=== INFORMATION SUPPLIED ===
■ ■ ■ ■ ■ ■ ■

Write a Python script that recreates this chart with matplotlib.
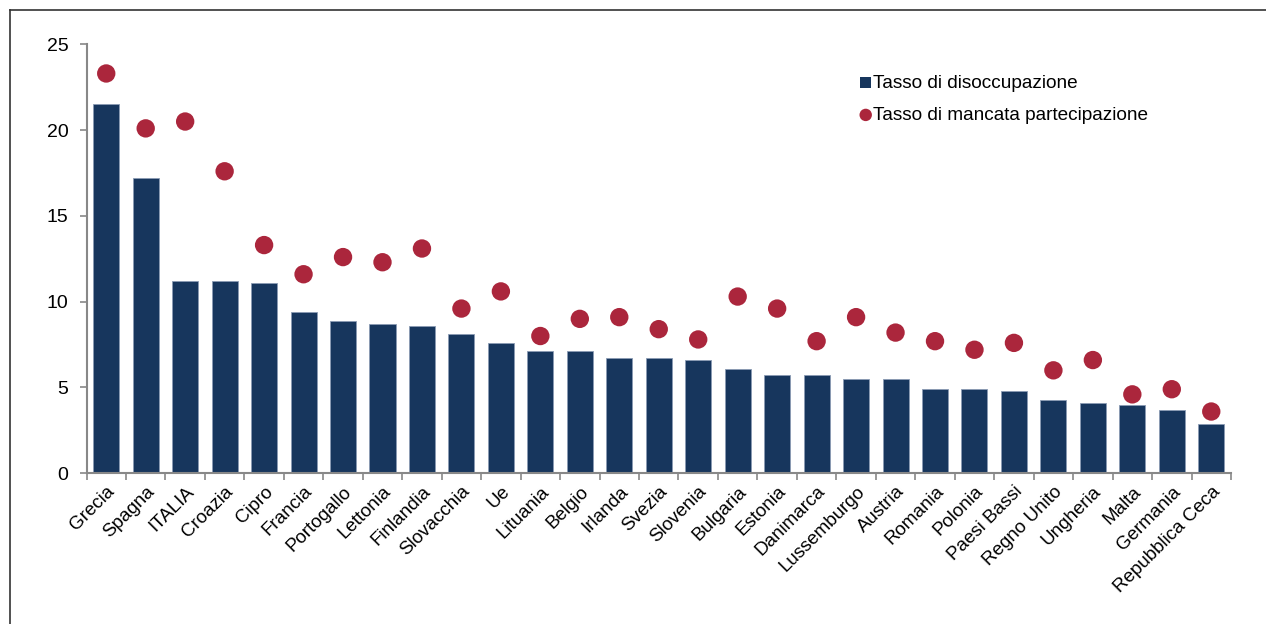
import matplotlib
matplotlib.use("Agg")
import matplotlib.pyplot as plt
from matplotlib.lines import Line2D
import numpy as np

plt.rcParams['font.family'] = ['Liberation Sans', 'DejaVu Sans']

paesi = ["Grecia", "Spagna", "ITALIA", "Croazia", "Cipro", "Francia", "Portogallo",
         "Lettonia", "Finlandia", "Slovacchia", "Ue", "Lituania", "Belgio", "Irlanda",
         "Svezia", "Slovenia", "Bulgaria", "Estonia", "Danimarca", "Lussemburgo",
         "Austria", "Romania", "Polonia", "Paesi Bassi", "Regno Unito", "Ungheria",
         "Malta", "Germania", "Repubblica Ceca"]
disoccupazione = [21.5, 17.2, 11.2, 11.2, 11.1, 9.4, 8.9, 8.7, 8.6, 8.1, 7.6, 7.1, 7.1,
                  6.7, 6.7, 6.6, 6.1, 5.7, 5.7, 5.5, 5.5, 4.9, 4.9, 4.8, 4.3, 4.1,
                  4.0, 3.7, 2.9]
mancata_partecipazione = [23.3, 20.1, 20.5, 17.6, 13.3, 11.6, 12.6, 12.3, 13.1, 9.6,
                          10.6, 8.0, 9.0, 9.1, 8.4, 7.8, 10.3, 9.6, 7.7, 9.1, 8.2,
                          7.7, 7.2, 7.6, 6.0, 6.6, 4.6, 4.9, 3.6]
y_ticks = [0, 5, 10, 15, 20, 25]

W, H = 1266, 624
fig = plt.figure(figsize=(W / 100, H / 100), dpi=100)
ax = fig.add_axes([86.5 / W, 1 - 473.3 / H, (1231 - 86.5) / W, (473.3 - 44.3) / H])

x = np.arange(len(paesi))
bars = ax.bar(x, disoccupazione, width=0.66, color="#17365d", edgecolor="#8a9bb4",
              linewidth=0.6, label="Tasso di disoccupazione", zorder=2)
pts = ax.scatter(x, mancata_partecipazione, s=175, color="#ab263c", edgecolor="none",
                 label="Tasso di mancata partecipazione", zorder=3)

ax.set_xlim(-0.5, len(paesi) - 0.5)
ax.set_ylim(0, 25)
ax.set_yticks(y_ticks)
ax.set_yticklabels([str(t) for t in y_ticks], fontsize=14)
ax.set_xticks(x)
ax.set_xticklabels(paesi, rotation=45, ha="right", rotation_mode="anchor", fontsize=13.5)
ax.tick_params(axis="x", which="major", length=0, pad=7)
ax.set_xticks(np.arange(-0.5, len(paesi), 1), minor=True)
ax.tick_params(axis="x", which="minor", length=5, color="#888888", width=1.2)
ax.tick_params(axis="y", length=5, color="#888888", width=1.2, pad=8)

for s in ["top", "right"]:
    ax.spines[s].set_visible(False)
for s in ["left", "bottom"]:
    ax.spines[s].set_color("#888888")
    ax.spines[s].set_linewidth(1.5)

leg = ax.legend([bars, pts], ["Tasso di disoccupazione", "Tasso di mancata partecipazione"],
                loc="upper left", bbox_to_anchor=(860 / W, 1 - 75 / H),
                bbox_transform=fig.transFigure, frameon=False, fontsize=13.7,
                handlelength=0.6, handletextpad=0.1, labelspacing=0.75,
                borderpad=0, borderaxespad=0)
for h in leg.legend_handles:
    try:
        h.set_sizes([80])
    except AttributeError:
        h.set_edgecolor("none")
        h.set_width(8)
        h.set_height(8)

fig.add_artist(Line2D([10 / W, 1], [1 - 10 / H, 1 - 10 / H], color="#333333", linewidth=1.2,
                      transform=fig.transFigure))
fig.add_artist(Line2D([10 / W, 10 / W], [1 - 10 / H, 0], color="#333333", linewidth=1.2,
                      transform=fig.transFigure))

fig.savefig("out.png", dpi=100)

■ ■ ■ ■ ■ ■ ■

Transcribe the listing above verbatim. Omit the pictures.

=== OUTPUT FOR THIS EXERCISE ===
Write a Python script that recreates this chart with matplotlib.
import matplotlib
matplotlib.use("Agg")
import matplotlib.pyplot as plt
from matplotlib.lines import Line2D
import numpy as np

plt.rcParams['font.family'] = ['Liberation Sans', 'DejaVu Sans']

paesi = ["Grecia", "Spagna", "ITALIA", "Croazia", "Cipro", "Francia", "Portogallo",
         "Lettonia", "Finlandia", "Slovacchia", "Ue", "Lituania", "Belgio", "Irlanda",
         "Svezia", "Slovenia", "Bulgaria", "Estonia", "Danimarca", "Lussemburgo",
         "Austria", "Romania", "Polonia", "Paesi Bassi", "Regno Unito", "Ungheria",
         "Malta", "Germania", "Repubblica Ceca"]
disoccupazione = [21.5, 17.2, 11.2, 11.2, 11.1, 9.4, 8.9, 8.7, 8.6, 8.1, 7.6, 7.1, 7.1,
                  6.7, 6.7, 6.6, 6.1, 5.7, 5.7, 5.5, 5.5, 4.9, 4.9, 4.8, 4.3, 4.1,
                  4.0, 3.7, 2.9]
mancata_partecipazione = [23.3, 20.1, 20.5, 17.6, 13.3, 11.6, 12.6, 12.3, 13.1, 9.6,
                          10.6, 8.0, 9.0, 9.1, 8.4, 7.8, 10.3, 9.6, 7.7, 9.1, 8.2,
                          7.7, 7.2, 7.6, 6.0, 6.6, 4.6, 4.9, 3.6]
y_ticks = [0, 5, 10, 15, 20, 25]

W, H = 1266, 624
fig = plt.figure(figsize=(W / 100, H / 100), dpi=100)
ax = fig.add_axes([86.5 / W, 1 - 473.3 / H, (1231 - 86.5) / W, (473.3 - 44.3) / H])

x = np.arange(len(paesi))
bars = ax.bar(x, disoccupazione, width=0.66, color="#17365d", edgecolor="#8a9bb4",
              linewidth=0.6, label="Tasso di disoccupazione", zorder=2)
pts = ax.scatter(x, mancata_partecipazione, s=175, color="#ab263c", edgecolor="none",
                 label="Tasso di mancata partecipazione", zorder=3)

ax.set_xlim(-0.5, len(paesi) - 0.5)
ax.set_ylim(0, 25)
ax.set_yticks(y_ticks)
ax.set_yticklabels([str(t) for t in y_ticks], fontsize=14)
ax.set_xticks(x)
ax.set_xticklabels(paesi, rotation=45, ha="right", rotation_mode="anchor", fontsize=13.5)
ax.tick_params(axis="x", which="major", length=0, pad=7)
ax.set_xticks(np.arange(-0.5, len(paesi), 1), minor=True)
ax.tick_params(axis="x", which="minor", length=5, color="#888888", width=1.2)
ax.tick_params(axis="y", length=5, color="#888888", width=1.2, pad=8)

for s in ["top", "right"]:
    ax.spines[s].set_visible(False)
for s in ["left", "bottom"]:
    ax.spines[s].set_color("#888888")
    ax.spines[s].set_linewidth(1.5)

leg = ax.legend([bars, pts], ["Tasso di disoccupazione", "Tasso di mancata partecipazione"],
                loc="upper left", bbox_to_anchor=(860 / W, 1 - 75 / H),
                bbox_transform=fig.transFigure, frameon=False, fontsize=13.7,
                handlelength=0.6, handletextpad=0.1, labelspacing=0.75,
                borderpad=0, borderaxespad=0)
for h in leg.legend_handles:
    try:
        h.set_sizes([80])
    except AttributeError:
        h.set_edgecolor("none")
        h.set_width(8)
        h.set_height(8)

fig.add_artist(Line2D([10 / W, 1], [1 - 10 / H, 1 - 10 / H], color="#333333", linewidth=1.2,
                      transform=fig.transFigure))
fig.add_artist(Line2D([10 / W, 10 / W], [1 - 10 / H, 0], color="#333333", linewidth=1.2,
                      transform=fig.transFigure))

fig.savefig("out.png", dpi=100)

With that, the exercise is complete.